Vision encoders convert visual content into numerical data for non-visual AI models, facilitating tasks such as image recognition within large language models.
OpenVision offers 26 models with parameters ranging from 5.9 million to 632.1 million under the Apache 2.0 license for commercial use.
Developed by a team at UCSC, OpenVision leverages the CLIPS training pipeline and Recap-DataComp-1B dataset for training.
The models cater to various use cases, with larger models suitable for high accuracy tasks and smaller ones optimized for edge deployments.
OpenVision demonstrates strong performance in vision-language tasks and outperforms CLIP and SigLIP in benchmark evaluations.

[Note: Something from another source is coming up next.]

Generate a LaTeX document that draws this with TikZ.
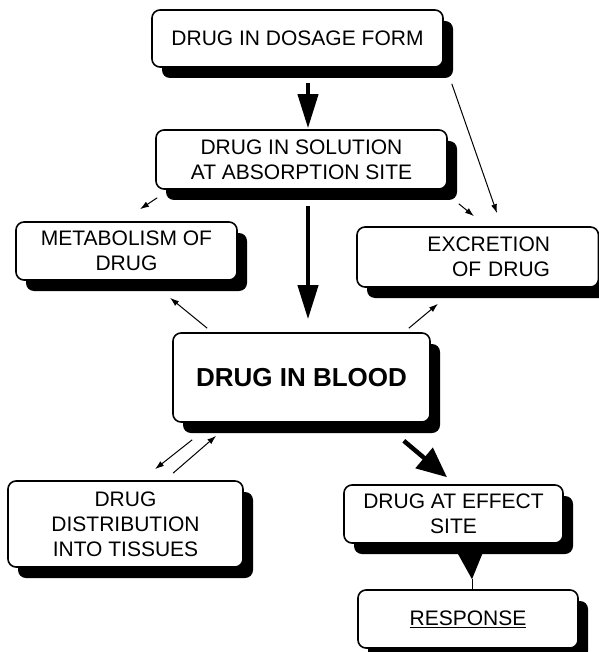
\documentclass[tikz,border=0pt]{standalone}
\usepackage{fontspec}
\setmainfont{Liberation Sans}
\usetikzlibrary{arrows.meta,shadows}
\tikzset{
  box/.style={draw=black, fill=white, line width=1.6pt, rounded corners=8pt,
    inner sep=0pt, align=center,
    font=\fontsize{21}{25}\selectfont,
    drop shadow={shadow xshift=10pt, shadow yshift=-11pt, fill=black, opacity=1}},
  bigarrow/.style={line width=4pt, -{Triangle[length=34pt,width=20pt]}},
  diagarrow/.style={line width=4.5pt, -{Triangle[length=30pt,width=26pt]}},
  thinarrow/.style={line width=1pt, -{Latex[length=9pt,width=6pt]}}
}
\begin{document}
\begin{tikzpicture}[x=1pt,y=-1pt]
\useasboundingbox (0,0) rectangle (598,652);
\node[box, minimum width=291pt, minimum height=57pt] (b1) at (297.5,38.5) {DRUG IN DOSAGE FORM};
\node[box, minimum width=291pt, minimum height=59pt] (b2) at (301.5,159.5) {DRUG IN SOLUTION\\AT ABSORPTION SITE};
\node[box, minimum width=221pt, minimum height=58pt] (b3) at (126.5,251) {METABOLISM OF\\DRUG};
\node[box, minimum width=241.5pt, minimum height=60pt, text width=144.5pt, align=right] (b4) at (477.75,257) {EXCRETION\\OF DRUG};
\node[box, minimum width=257pt, minimum height=89pt, font=\bfseries\fontsize{26}{30}\selectfont] (b5) at (301.5,377.5) {DRUG IN BLOOD};
\node[box, minimum width=235pt, minimum height=86pt] (b6) at (125.5,524) {DRUG\\DISTRIBUTION\\INTO TISSUES};
\node[box, minimum width=219pt, minimum height=58pt] (b7) at (453.5,514) {DRUG AT EFFECT\\SITE};
\node[box, minimum width=220pt, minimum height=58pt] (b8) at (468,619) {\underline{RESPONSE}};

% thick arrows
\draw[bigarrow] ([xshift=10.5pt,yshift=-15pt]b1.south) -- ([xshift=6.5pt,yshift=1pt]b2.north);
\draw[bigarrow] ([xshift=6.5pt,yshift=-16pt]b2.south) -- ([xshift=6.5pt,yshift=13pt]b5.north);
\draw[diagarrow] ([xshift=-27pt,yshift=-18pt]b5.south east) -- ([xshift=-6.5pt,yshift=7pt]b7.north);

% thin arrows
\draw[thinarrow] ([xshift=2pt,yshift=-8pt]b2.south west) -- ([xshift=13.5pt,yshift=12pt]b3.north);
\draw[thinarrow] ([xshift=11pt,yshift=-14pt]b2.south east) -- ([xshift=-3.75pt,yshift=10pt]b4.north);
\draw[thinarrow] ([xshift=8pt,yshift=-16pt]b1.south east) -- ([xshift=19.25pt,yshift=13pt]b4.north);
\draw[thinarrow] ([xshift=35pt,yshift=4pt]b5.north west) -- ([xshift=43.5pt,yshift=-17pt]b3.south);
\draw[thinarrow] ([xshift=-22pt,yshift=4pt]b5.north east) -- ([xshift=-39.75pt,yshift=-16pt]b4.south);
\draw[thinarrow] ([xshift=20pt,yshift=-17pt]b5.south west) -- ([xshift=29.5pt,yshift=11pt]b6.north);
\draw[thinarrow] ([xshift=47.5pt,yshift=7pt]b6.north) -- ([xshift=44pt,yshift=-13pt]b5.south west);

% effect site -> response
\coordinate (rtip) at ([xshift=4pt,yshift=10pt]b8.north);
\fill ([xshift=-15pt,yshift=27pt]rtip) -- ([xshift=11pt,yshift=27pt]rtip) -- (rtip) -- cycle;
\draw[line width=1pt] (rtip) -- (rtip |- b8.north);
\end{tikzpicture}
\end{document}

The training strategy of progressive resolution training leads to faster training with no loss in performance in high-resolution tasks like OCR.
The use of synthetic captions and text decoder during training enhances the semantic representation learning of the vision encoder.
OpenVision facilitates integration with small language models for efficient multimodal model development with limited parameters.
The open and modular approach of OpenVision benefits AI engineering, data infrastructure, and security teams by offering a plug-and-play solution for vision capabilities.